Primary school students in Canterbury have been learning about a butterfly only found in their region, and are now working to save the species that's dwindling in numbers.

The Boulder Copper is a butterfly endemic to Canterbury.

They may be miniature, but a project to transport the butterfly to a school is no small feat.

“We've been finding the butterfly and capturing some for the translocation to Burnside Primary School,” lepidopterist Brian Patrick said.

“This is the first official translocation of an endemic New Zealand butterfly to a school in New Zealand, first ever.”

Patrick says the species used to be found across the Canterbury plains until humans came along and “without a thought we made roads and factories and housing suburbs and whatever and we displaced the butterfly”.

Hundreds of years ago it lived in the central city. Now students are replicating the Boulder Copper's habitat on their school grounds.

“We hope for them to spread all around Christchurch, finding new homes that are safe and good habitats with all they need,” one of the students said.

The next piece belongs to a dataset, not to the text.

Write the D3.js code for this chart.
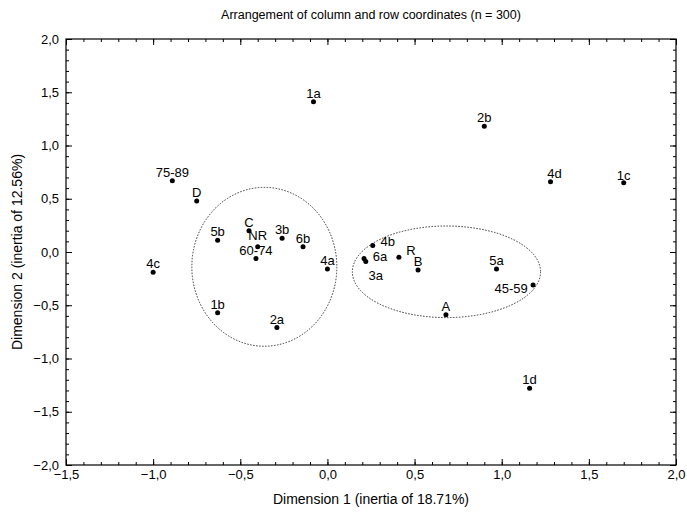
<!DOCTYPE html>
<html>
<head>
  <meta charset="UTF-8" />
  <title>Arrangement of column and row coordinates</title>
  <script src="https://d3js.org/d3.v7.min.js"></script>
  <style>
    body { margin: 0; background: #fff; }
    text { font-family: "Liberation Sans", Arial, sans-serif; fill: #000; }
    .axis path.domain { display: none; }
    .axis line { stroke: #000; }
    .pt-label { font-size: 13px; }
    .cluster { fill: none; stroke: #333; stroke-width: 1; stroke-dasharray: 1.5 1.5; }
  </style>
</head>
<body>
  <svg id="chart" width="687" height="516"></svg>
  <script>
    // point labels and their coordinates (dimension 1, dimension 2)
    const labels = ["1a", "2b", "75-89", "D", "4d", "1c", "C", "5b", "NR", "3b", "6b", "60-74",
                    "4c", "4a", "4b", "6a", "3a", "R", "B", "5a", "45-59", "A", "1b", "2a", "1d"];
    const dim1 = [-0.08, 0.90, -0.89, -0.75, 1.28, 1.70, -0.45, -0.63, -0.40, -0.26, -0.14, -0.41,
                  -1.00, 0.00, 0.26, 0.21, 0.22, 0.41, 0.52, 0.97, 1.18, 0.68, -0.63, -0.29, 1.16];
    const dim2 = [1.41, 1.18, 0.67, 0.48, 0.66, 0.65, 0.20, 0.11, 0.05, 0.13, 0.05, -0.06,
                  -0.19, -0.16, 0.06, -0.06, -0.09, -0.05, -0.17, -0.16, -0.31, -0.59, -0.57, -0.71, -1.28];

    // dotted group outlines: centre and radii in data units
    const groupCx = [-0.362, 0.683];
    const groupCy = [-0.139, -0.186];
    const groupRx = [0.416, 0.54];
    const groupRy = [0.746, 0.43];

    const xMajor = [-1.5, -1.0, -0.5, 0.0, 0.5, 1.0, 1.5, 2.0];
    const yMajor = [-2.0, -1.5, -1.0, -0.5, 0.0, 0.5, 1.0, 1.5, 2.0];

    // label placement tweaks (px) where the label isn't simply above the dot
    const labelShift = {
      "4b": [15, 4], "6a": [16, 7], "3a": [10, 22], "R": [12, 2],
      "45-59": [-22, 12], "4d": [4, 0], "1c": [0, 1], "NR": [0, -3], "60-74": [0, 1]
    };

    const width = 687, height = 516;
    const margin = { top: 39, right: 11, bottom: 51, left: 66 };
    const iw = width - margin.left - margin.right;
    const ih = height - margin.top - margin.bottom;

    const locale = d3.formatLocale({ decimal: ",", thousands: ".", grouping: [3], currency: ["", ""] });
    const fmt = locale.format(".1f");

    const x = d3.scaleLinear().domain([-1.5, 2.0]).range([0, iw]);
    const y = d3.scaleLinear().domain([-2.0, 2.0]).range([ih, 0]);

    const xMinor = d3.range(-15, 21).map(d => d / 10);
    const yMinor = d3.range(-20, 21).map(d => d / 10);

    const svg = d3.select("#chart");
    const g = svg.append("g").attr("transform", `translate(${margin.left},${margin.top})`);

    // minor ticks on all sides, pointing inward
    g.append("g").attr("class", "axis").attr("transform", `translate(0,${ih})`)
      .call(d3.axisBottom(x).tickValues(xMinor).tickSize(-3).tickFormat(""));
    g.append("g").attr("class", "axis")
      .call(d3.axisTop(x).tickValues(xMinor).tickSize(-3).tickFormat(""));
    g.append("g").attr("class", "axis")
      .call(d3.axisLeft(y).tickValues(yMinor).tickSize(-3).tickFormat(""));
    g.append("g").attr("class", "axis").attr("transform", `translate(${iw},0)`)
      .call(d3.axisRight(y).tickValues(yMinor).tickSize(-3).tickFormat(""));

    // major ticks with labels
    g.append("g").attr("class", "axis").attr("transform", `translate(0,${ih})`)
      .call(d3.axisBottom(x).tickValues(xMajor).tickSize(-6).tickPadding(5).tickFormat(fmt));
    g.append("g").attr("class", "axis")
      .call(d3.axisTop(x).tickValues(xMajor).tickSize(-6).tickFormat(""));
    g.append("g").attr("class", "axis")
      .call(d3.axisLeft(y).tickValues(yMajor).tickSize(-6).tickPadding(7).tickFormat(fmt));
    g.append("g").attr("class", "axis").attr("transform", `translate(${iw},0)`)
      .call(d3.axisRight(y).tickValues(yMajor).tickSize(-6).tickFormat(""));

    g.selectAll(".axis .tick text")
      .attr("font-family", "Liberation Sans, Arial, sans-serif")
      .attr("font-size", 13);

    // frame
    g.append("rect").attr("width", iw).attr("height", ih)
      .attr("fill", "none").attr("stroke", "#000").attr("stroke-width", 1.2);

    // dotted cluster outlines
    g.selectAll("ellipse.cluster")
      .data(d3.range(groupCx.length))
      .join("ellipse")
      .attr("class", "cluster")
      .attr("cx", i => x(groupCx[i]))
      .attr("cy", i => y(groupCy[i]))
      .attr("rx", i => x(groupRx[i]) - x(0))
      .attr("ry", i => y(0) - y(groupRy[i]));

    const pts = labels.map((l, i) => ({ label: l, d1: dim1[i], d2: dim2[i] }));

    g.selectAll("circle.pt")
      .data(pts)
      .join("circle")
      .attr("class", "pt")
      .attr("cx", d => x(d.d1))
      .attr("cy", d => y(d.d2))
      .attr("r", 2.5)
      .attr("fill", "#000");

    g.selectAll("text.pt-label")
      .data(pts)
      .join("text")
      .attr("class", "pt-label")
      .attr("text-anchor", "middle")
      .attr("x", d => x(d.d1) + (labelShift[d.label] ? labelShift[d.label][0] : 0))
      .attr("y", d => y(d.d2) - 4 + (labelShift[d.label] ? labelShift[d.label][1] : 0))
      .text(d => d.label);

    // titles
    svg.append("text")
      .attr("x", margin.left + iw / 2).attr("y", 19)
      .attr("text-anchor", "middle").attr("font-size", 12.5)
      .text("Arrangement of column and row coordinates (n = 300)");

    svg.append("text")
      .attr("x", margin.left + iw / 2).attr("y", 504)
      .attr("text-anchor", "middle").attr("font-size", 14)
      .text("Dimension 1 (inertia of 18.71%)");

    svg.append("text")
      .attr("transform", `translate(22,${margin.top + ih / 2}) rotate(-90)`)
      .attr("text-anchor", "middle").attr("font-size", 14)
      .text("Dimension 2 (inertia of 12.56%)");
  </script>
</body>
</html>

“The end result for the butterfly is that it has a home here in the middle of the city and will be able to live here and reproduce,” entomologist Ruud Kleinpaste said.

The project is quickly taking flight.

“It feels quite good how we're doing stuff for the environment,” another student told 1 NEWS.

And it's hoped the project continues to soar.

“I believe this is the exemplar for any other school that is wanting to do something that is out of the ordinary and use it as a context for education,” Kleinpaste said.

“This was not even about the butterfly, it was a project about education, cross-curricular where the kids do a project and have to do numeracy, literacy, social studies, history, Māori and, oh yeah, science, and that means that everything becomes meaningful.”